## What is expected
Skip all pictures, then copy the lines from the start of the data through the line with "import plotly.graph_objects as go", keeping both ends.

## Supplied information
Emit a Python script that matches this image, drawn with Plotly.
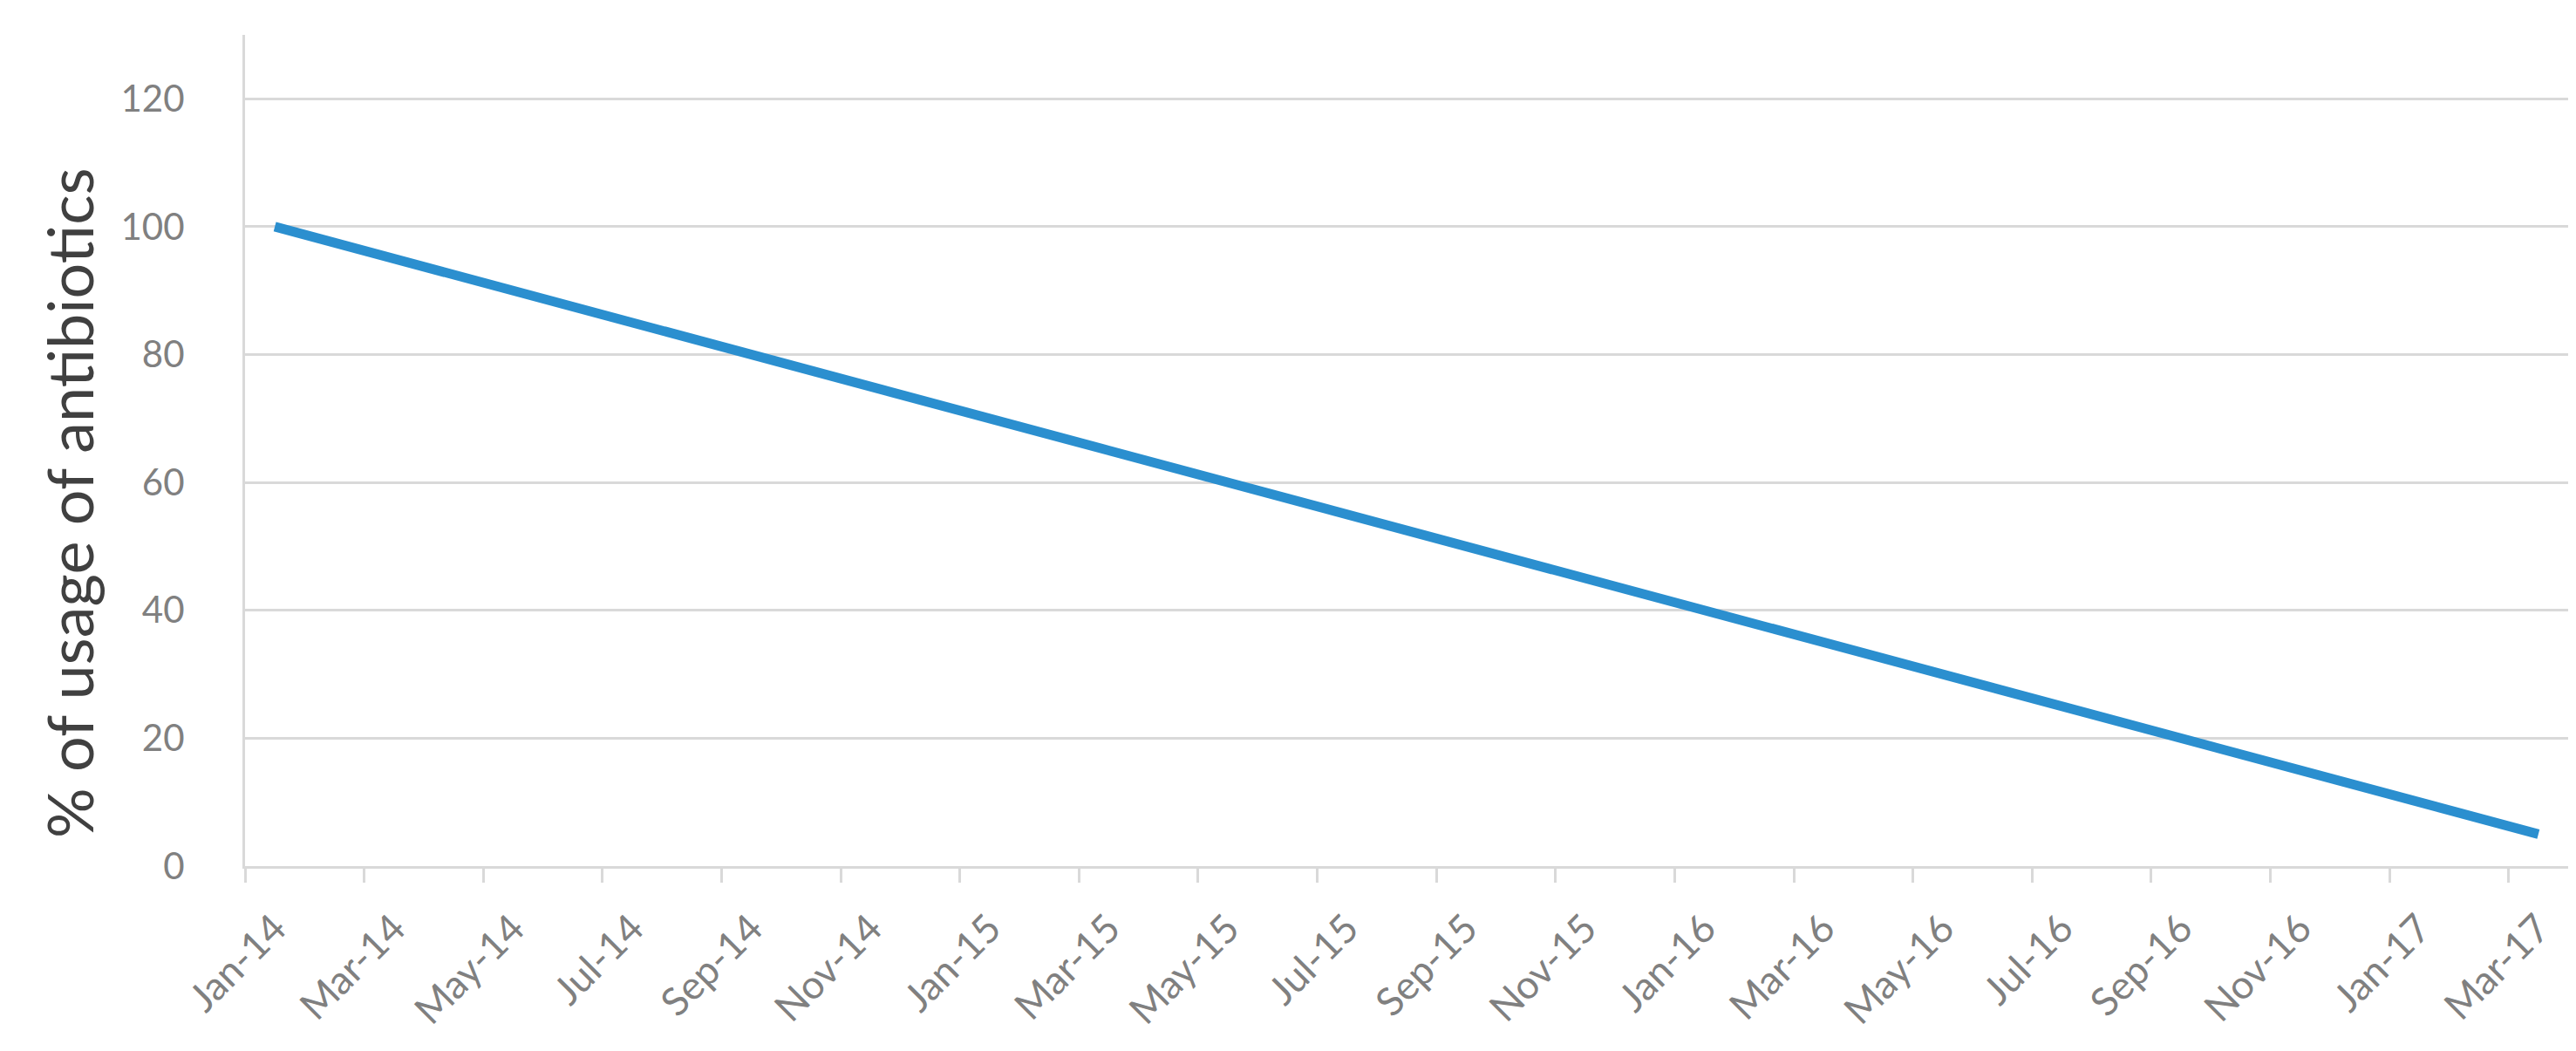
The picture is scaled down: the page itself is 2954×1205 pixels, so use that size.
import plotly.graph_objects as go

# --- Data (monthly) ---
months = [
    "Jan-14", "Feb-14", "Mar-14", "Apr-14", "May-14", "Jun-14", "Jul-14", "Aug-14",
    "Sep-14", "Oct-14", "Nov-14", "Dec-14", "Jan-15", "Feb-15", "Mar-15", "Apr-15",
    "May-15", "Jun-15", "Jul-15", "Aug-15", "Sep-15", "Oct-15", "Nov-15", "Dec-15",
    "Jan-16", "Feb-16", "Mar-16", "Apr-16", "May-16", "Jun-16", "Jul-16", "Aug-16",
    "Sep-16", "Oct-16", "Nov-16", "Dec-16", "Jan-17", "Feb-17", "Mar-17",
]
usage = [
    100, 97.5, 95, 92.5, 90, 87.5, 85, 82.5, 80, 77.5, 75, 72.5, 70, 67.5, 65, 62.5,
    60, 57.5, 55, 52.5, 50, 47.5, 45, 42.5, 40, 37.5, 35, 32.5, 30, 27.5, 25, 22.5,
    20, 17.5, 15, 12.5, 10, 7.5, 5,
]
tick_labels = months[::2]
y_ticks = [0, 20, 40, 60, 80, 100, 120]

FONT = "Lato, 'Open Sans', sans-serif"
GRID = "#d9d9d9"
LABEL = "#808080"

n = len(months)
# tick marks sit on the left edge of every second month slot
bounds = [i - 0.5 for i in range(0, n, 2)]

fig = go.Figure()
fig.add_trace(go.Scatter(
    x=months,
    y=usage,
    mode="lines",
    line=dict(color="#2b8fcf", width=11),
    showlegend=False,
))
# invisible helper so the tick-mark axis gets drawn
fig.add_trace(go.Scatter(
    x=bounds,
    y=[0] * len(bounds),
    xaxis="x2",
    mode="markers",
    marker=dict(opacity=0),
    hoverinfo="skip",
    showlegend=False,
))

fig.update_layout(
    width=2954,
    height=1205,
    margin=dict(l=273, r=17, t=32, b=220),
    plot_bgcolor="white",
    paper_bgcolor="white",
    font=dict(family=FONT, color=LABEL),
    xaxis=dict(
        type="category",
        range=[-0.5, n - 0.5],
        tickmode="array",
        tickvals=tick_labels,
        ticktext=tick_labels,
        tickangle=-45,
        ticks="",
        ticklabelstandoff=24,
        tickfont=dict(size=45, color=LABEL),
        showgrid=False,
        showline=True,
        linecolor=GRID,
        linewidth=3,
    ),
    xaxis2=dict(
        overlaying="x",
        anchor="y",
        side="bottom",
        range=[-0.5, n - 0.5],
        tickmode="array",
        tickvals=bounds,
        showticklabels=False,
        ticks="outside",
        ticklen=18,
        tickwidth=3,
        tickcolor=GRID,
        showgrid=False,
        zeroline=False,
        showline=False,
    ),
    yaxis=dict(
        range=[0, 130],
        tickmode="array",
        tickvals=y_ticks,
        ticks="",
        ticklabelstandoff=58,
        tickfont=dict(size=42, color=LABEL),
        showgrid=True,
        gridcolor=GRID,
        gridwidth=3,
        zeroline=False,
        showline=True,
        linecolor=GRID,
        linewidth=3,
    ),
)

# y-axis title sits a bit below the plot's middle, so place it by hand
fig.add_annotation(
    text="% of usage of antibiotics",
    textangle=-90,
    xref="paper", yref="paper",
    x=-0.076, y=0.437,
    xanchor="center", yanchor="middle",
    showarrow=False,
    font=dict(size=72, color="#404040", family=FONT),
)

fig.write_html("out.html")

## Expected output
Emit a Python script that matches this image, drawn with Plotly.
The picture is scaled down: the page itself is 2954×1205 pixels, so use that size.
import plotly.graph_objects as go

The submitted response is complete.